### What you will do
Only the lines from the line containing "Reproduce this chart with Apache ECharts." to the line containing "const fitWithoutA = [[62, 9], [177, 195]]", with both of those lines, are to be repeated exactly. Leave the images out.

-- START --

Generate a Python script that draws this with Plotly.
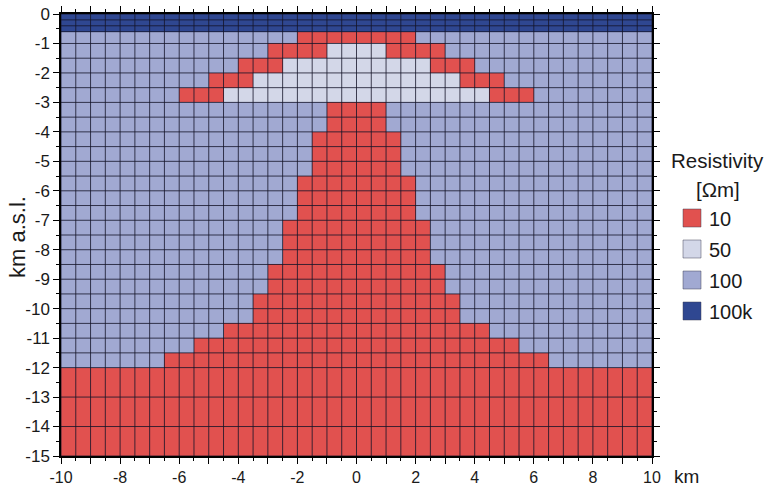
import numpy as np
import plotly.graph_objects as go

# Resistivity classes (Ohm-m) and their fill colours
classes = ["10", "50", "100", "100k"]
class_colors = ["#E1514F", "#D3D7E8", "#A1A9D2", "#2F4791"]

# Model mesh: horizontal cell edges (km) and vertical layer edges (km a.s.l.)
x_edges = np.arange(-10.0, 10.25, 0.5)
y_edges = [0.0, -0.2, -0.4, -0.6, -1.0, -1.5, -2.0, -2.5, -3.0, -3.5, -4.0,
           -4.5, -5.0, -5.5, -6.0, -6.5, -7.0, -7.5, -8.0, -8.5, -9.0, -9.5,
           -10.0, -10.5, -11.0, -11.5, -12.0, -13.0, -14.0, -15.0]

# Per layer (top to bottom): number of resistive surface layers,
# half-width of the 10 Ohm-m body and half-width of the 50 Ohm-m core
surface_layers = 3
conductor_half = [0, 0, 0, 2, 3, 4, 5, 6,
                  1, 1, 1.5, 1.5, 1.5, 2, 2, 2, 2.5, 2.5, 2.5,
                  3, 3, 3.5, 3.5, 4.5, 5.5, 6.5, 10, 10, 10]
core_half = [0, 0, 0, 0, 1, 2.5, 3.5, 4.5,
             0, 0, 0, 0, 0, 0, 0, 0, 0, 0, 0,
             0, 0, 0, 0, 0, 0, 0, 0, 0, 0]

x_centers = 0.5 * (x_edges[:-1] + x_edges[1:])
z = []
for i in range(len(y_edges) - 1):
    row = []
    for xc in x_centers:
        if i < surface_layers:
            row.append(3)
        elif abs(xc) < core_half[i]:
            row.append(1)
        elif abs(xc) < conductor_half[i]:
            row.append(0)
        else:
            row.append(2)
    z.append(row)

# ascending edges for the heatmap bricks
y_asc = y_edges[::-1]
z_asc = z[::-1]

n = len(classes)
colorscale = []
for k, c in enumerate(class_colors):
    colorscale.append([k / n, c])
    colorscale.append([(k + 1) / n, c])

fig = go.Figure()
fig.add_trace(go.Heatmap(
    x=list(x_edges), y=y_asc, z=z_asc,
    zmin=-0.5, zmax=n - 0.5, colorscale=colorscale,
    showscale=False, hoverinfo="skip",
))

# mesh lines over the cells
gx, gy = [], []
for xe in x_edges:
    gx += [xe, xe, None]
    gy += [y_edges[0], y_edges[-1], None]
for ye in y_edges:
    gx += [x_edges[0], x_edges[-1], None]
    gy += [ye, ye, None]
fig.add_trace(go.Scatter(
    x=gx, y=gy, mode="lines",
    line=dict(color="rgba(20,20,40,0.8)", width=1),
    hoverinfo="skip", showlegend=False,
))

font_family = "Liberation Sans, Arial, sans-serif"
text_color = "#1a1a1a"

x_ticks = list(range(-10, 11))
x_text = [str(v) if v % 2 == 0 else "" for v in x_ticks]
y_ticks = list(range(-15, 1))

fig.update_xaxes(
    range=[-10, 10], tickvals=x_ticks, ticktext=x_text,
    ticks="outside", ticklen=6, tickwidth=1.2, tickcolor="black",
    minor=dict(dtick=0.5, ticks="outside", ticklen=3, tickcolor="black", tickwidth=1),
    showline=True, linecolor="black", linewidth=1.5, mirror="ticks",
    showgrid=False, zeroline=False, ticklabelstandoff=0, automargin=False,
    tickfont=dict(family=font_family, size=16, color=text_color),
)
fig.update_yaxes(
    range=[-15, 0], tickvals=y_ticks, ticktext=[str(v) for v in y_ticks],
    ticks="outside", ticklen=6, tickwidth=1.2, tickcolor="black",
    minor=dict(dtick=0.5, ticks="outside", ticklen=3, tickcolor="black", tickwidth=1),
    showline=True, linecolor="black", linewidth=1.5, mirror="ticks",
    showgrid=False, zeroline=False, automargin=False,
    tickfont=dict(family=font_family, size=17, color=text_color),
)

W, H = 767, 486
ml, mr, mt, mb = 61, 115, 14, 30
pw, ph = W - ml - mr, H - mt - mb


def px_x(px):
    return (px - ml) / pw


def px_y(py):
    return (H - mb - py) / ph


annotations = [
    dict(text="km a.s.l.", x=px_x(17), y=px_y(237), xref="paper", yref="paper",
         textangle=-90, showarrow=False, xanchor="center", yanchor="middle",
         font=dict(family=font_family, size=22, color=text_color)),
    dict(text="km", x=px_x(672), y=px_y(476), xref="paper", yref="paper",
         showarrow=False, xanchor="left", yanchor="middle",
         font=dict(family=font_family, size=19, color=text_color)),
    dict(text="Resistivity", x=px_x(718), y=px_y(160), xref="paper", yref="paper",
         showarrow=False, xanchor="center", yanchor="middle",
         font=dict(family=font_family, size=20.5, color=text_color)),
    dict(text="[\u03a9m]", x=px_x(718), y=px_y(189), xref="paper", yref="paper",
         showarrow=False, xanchor="center", yanchor="middle",
         font=dict(family=font_family, size=20.5, color=text_color)),
]

shapes = []
legend_top = [209, 240, 271, 302]
for k, (lab, col) in enumerate(zip(classes, class_colors)):
    t = legend_top[k]
    shapes.append(dict(type="rect", xref="paper", yref="paper",
                       x0=px_x(683), x1=px_x(701), y0=px_y(t + 18), y1=px_y(t),
                       fillcolor=col, line=dict(color="rgba(60,60,80,0.6)", width=0.8)))
    annotations.append(dict(text=lab, x=px_x(707), y=px_y(t + 9.5), xref="paper", yref="paper",
                            showarrow=False, xanchor="left", yanchor="middle",
                            font=dict(family=font_family, size=20, color=text_color)))

fig.update_layout(
    width=W, height=H,
    margin=dict(l=ml, r=mr, t=mt, b=mb, autoexpand=False),
    plot_bgcolor="white", paper_bgcolor="white",
    annotations=annotations, shapes=shapes,
    showlegend=False,
)

fig.write_html("out.html")
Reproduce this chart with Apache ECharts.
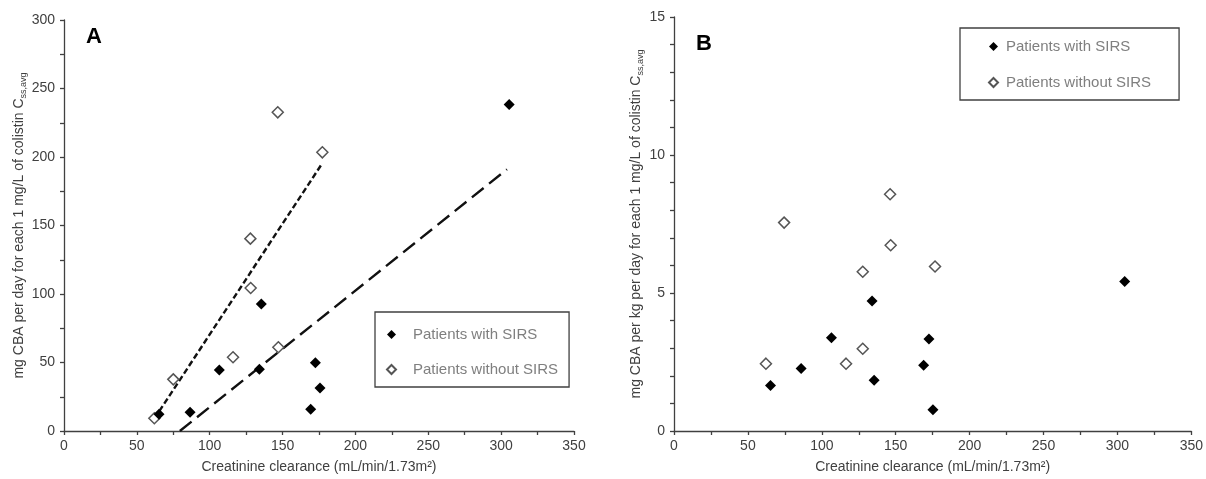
<!DOCTYPE html>
<html>
<head>
<meta charset="utf-8">
<script src="https://cdn.jsdelivr.net/npm/echarts@6/dist/echarts.min.js"></script>
<style>
  html, body { margin: 0; padding: 0; background: #fff; }
  #chart { width: 1206px; height: 479px; }
</style>
</head>
<body>
<div id="chart"></div>
<script>
// creatinine clearance vs dose per 1 mg/L, panel A (mg/day) and panel B (mg/kg/day)
const withSirsA = [
  [65.2, 12.2], [86.5, 13.6], [106.6, 44.5], [134.1, 45.0], [135.4, 92.7],
  [169.3, 15.8], [172.5, 49.9], [175.7, 31.4], [305.5, 238.4]
]
const withoutSirsA = [
  [62.0, 9.3], [75.0, 37.7], [116.0, 53.8], [127.9, 140.4], [128.1, 104.4],
  [146.7, 232.6], [147.1, 61.1], [177.3, 203.4]
]
// regression lines (end points)
const fitWithA = [[79.5, 0], [304, 191]]
const fitWithoutA = [[62, 9], [177, 195]]

const withSirsB = [
  [65.3, 1.65], [86.0, 2.26], [106.5, 3.38], [134.0, 4.71], [135.4, 1.84],
  [168.9, 2.38], [172.5, 3.33], [175.2, 0.77], [304.9, 5.42]
]
const withoutSirsB = [
  [62.2, 2.44], [74.5, 7.55], [116.4, 2.44], [127.7, 5.77], [127.7, 2.98],
  [146.2, 8.58], [146.6, 6.73], [176.6, 5.96]
]

const legendNames = ['Patients with SIRS', 'Patients without SIRS']
const panelLabels = ['A', 'B']
const xName = 'Creatinine clearance (mL/min/1.73m²)'
const yNameA = '{m|mg CBA per day for each 1 mg/L of colistin C}{s|ss,avg}'
const yNameB = '{m|mg CBA per kg per day for each 1 mg/L of colistin C}{s|ss,avg}'

const font = 'Liberation Sans'
const axisColor = '#404040'

function xAxisOf(gridIndex) {
  return {
    type: 'value',
    gridIndex: gridIndex,
    min: 0,
    max: 350,
    interval: 50,
    name: xName,
    nameLocation: 'middle',
    nameGap: 29,
    nameTextStyle: { fontFamily: font, fontSize: 14, color: axisColor },
    axisLine: { show: true, lineStyle: { color: axisColor, width: 1.3 } },
    axisTick: { show: true, length: 4, lineStyle: { color: axisColor, width: 1.3 } },
    minorTick: { show: true, splitNumber: 2, length: 4, lineStyle: { color: axisColor, width: 1.3 } },
    splitLine: { show: false },
    axisLabel: { fontFamily: font, fontSize: 14, color: axisColor, margin: 8 }
  }
}

function yAxisOf(gridIndex, max, interval, minorSplit, name, gap) {
  return {
    type: 'value',
    gridIndex: gridIndex,
    min: 0,
    max: max,
    interval: interval,
    name: name,
    nameLocation: 'middle',
    nameGap: gap,
    nameTextStyle: {
      rich: {
        m: { fontFamily: font, fontSize: 14, color: axisColor, lineHeight: 17 },
        s: { fontFamily: font, fontSize: 9, color: axisColor, lineHeight: 17, verticalAlign: 'bottom' }
      }
    },
    axisLine: { show: true, lineStyle: { color: axisColor, width: 1.3 } },
    axisTick: { show: true, length: 4, lineStyle: { color: axisColor, width: 1.3 } },
    minorTick: { show: true, splitNumber: minorSplit, length: 4, lineStyle: { color: axisColor, width: 1.3 } },
    splitLine: { show: false },
    axisLabel: { fontFamily: font, fontSize: 14, color: axisColor, margin: 9 }
  }
}

const filledStyle = { color: '#000', opacity: 1 }
const openStyle = { color: '#fff', borderColor: '#555', borderWidth: 1.5, opacity: 1 }

function scatter(name, data, idx, style, z) {
  return {
    name: name,
    type: 'scatter',
    xAxisIndex: idx,
    yAxisIndex: idx,
    symbol: 'diamond',
    symbolSize: 11,
    itemStyle: style,
    data: data,
    z: z
  }
}

function fitLine(data, dash) {
  return {
    name: 'fit',
    type: 'line',
    xAxisIndex: 0,
    yAxisIndex: 0,
    data: data,
    symbol: 'none',
    silent: true,
    lineStyle: { color: '#111', width: 2.4, type: dash },
    z: 1
  }
}

const legendText = { fontFamily: font, fontSize: 15, color: '#7f7f7f' }

const chart = echarts.init(document.getElementById('chart'))
chart.setOption({
  backgroundColor: '#fff',
  animation: false,
  title: [
    { text: panelLabels[0], left: 86, top: 26, padding: 0, textStyle: { fontFamily: font, fontSize: 22, fontWeight: 'bold', color: '#000' } },
    { text: panelLabels[1], left: 696, top: 33, padding: 0, textStyle: { fontFamily: font, fontSize: 22, fontWeight: 'bold', color: '#000' } }
  ],
  legend: [
    {
      data: legendNames,
      orient: 'vertical',
      left: 375,
      top: 312,
      padding: [15, 11, 10, 11],
      itemGap: 20,
      itemWidth: 9,
      itemHeight: 9,
      borderColor: axisColor,
      borderWidth: 1.3,
      textStyle: Object.assign({ padding: [0, 0, 0, 12] }, legendText)
    },
    {
      data: legendNames,
      orient: 'vertical',
      left: 960,
      top: 28,
      padding: [11, 28, 10, 28],
      itemGap: 21,
      itemWidth: 9,
      itemHeight: 9,
      borderColor: axisColor,
      borderWidth: 1.3,
      textStyle: Object.assign({ padding: [0, 0, 0, 3] }, legendText)
    }
  ],
  grid: [
    { left: 64, top: 20, width: 510, height: 411 },
    { left: 674, top: 17, width: 518, height: 416 }
  ],
  xAxis: [xAxisOf(0), xAxisOf(1)],
  yAxis: [
    yAxisOf(0, 300, 50, 2, yNameA, 30),
    yAxisOf(1, 15, 5, 5, yNameB, 29)
  ],
  series: [
    fitLine(fitWithoutA, [6, 3]),
    fitLine(fitWithA, [15, 7]),
    scatter(legendNames[1], withoutSirsA, 0, openStyle, 2),
    scatter(legendNames[0], withSirsA, 0, filledStyle, 3),
    scatter(legendNames[1], withoutSirsB, 1, openStyle, 2),
    scatter(legendNames[0], withSirsB, 1, filledStyle, 3)
  ]
})
</script>
</body>
</html>
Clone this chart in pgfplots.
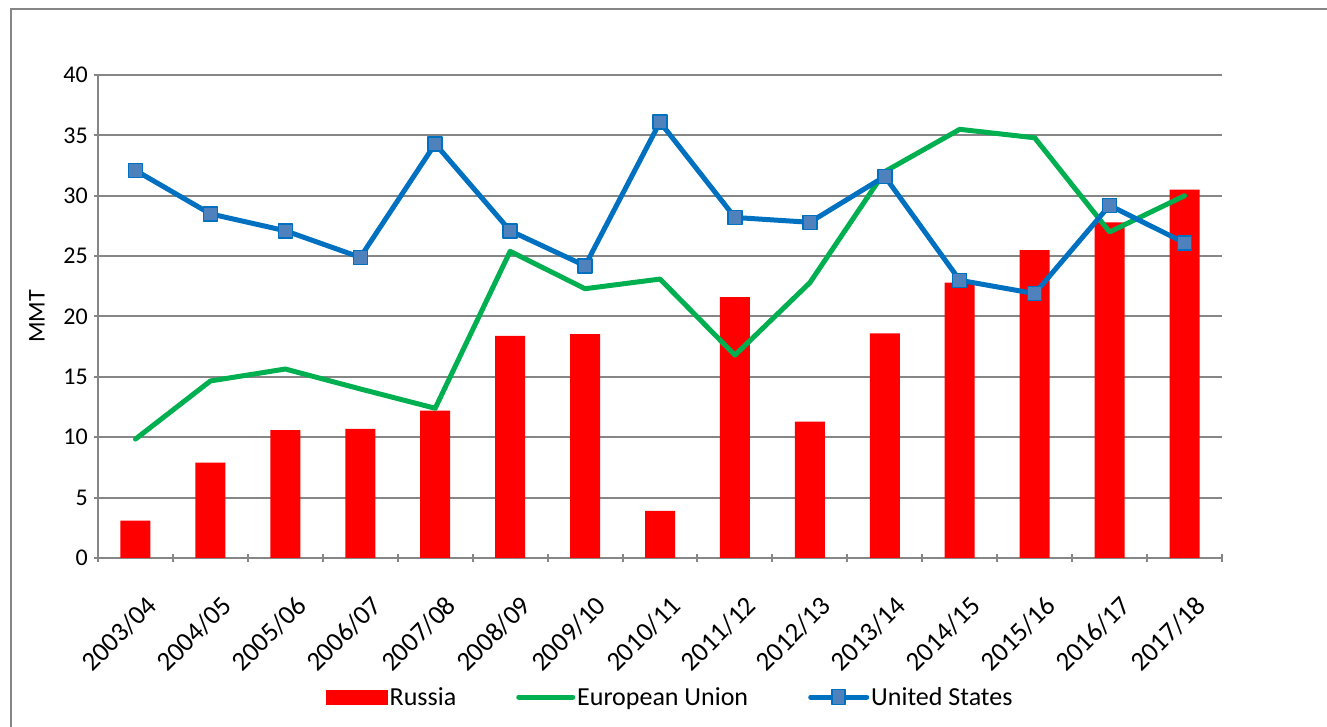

-- END --

### Result
Reproduce this chart with Apache ECharts.
<!DOCTYPE html>
<html>
<head>
<meta charset="utf-8">
<script src="https://cdn.jsdelivr.net/npm/echarts@6/dist/echarts.min.js"></script>
<style>
  html, body { margin: 0; padding: 0; background: #fff; }
  #chart { width: 1206px; height: 479px; }
</style>
</head>
<body>
<div id="chart"></div>
<script>
// creatinine clearance vs dose per 1 mg/L, panel A (mg/day) and panel B (mg/kg/day)
const withSirsA = [
  [65.2, 12.2], [86.5, 13.6], [106.6, 44.5], [134.1, 45.0], [135.4, 92.7],
  [169.3, 15.8], [172.5, 49.9], [175.7, 31.4], [305.5, 238.4]
]
const withoutSirsA = [
  [62.0, 9.3], [75.0, 37.7], [116.0, 53.8], [127.9, 140.4], [128.1, 104.4],
  [146.7, 232.6], [147.1, 61.1], [177.3, 203.4]
]
// regression lines (end points)
const fitWithA = [[79.5, 0], [304, 191]]
const fitWithoutA = [[62, 9], [177, 195]]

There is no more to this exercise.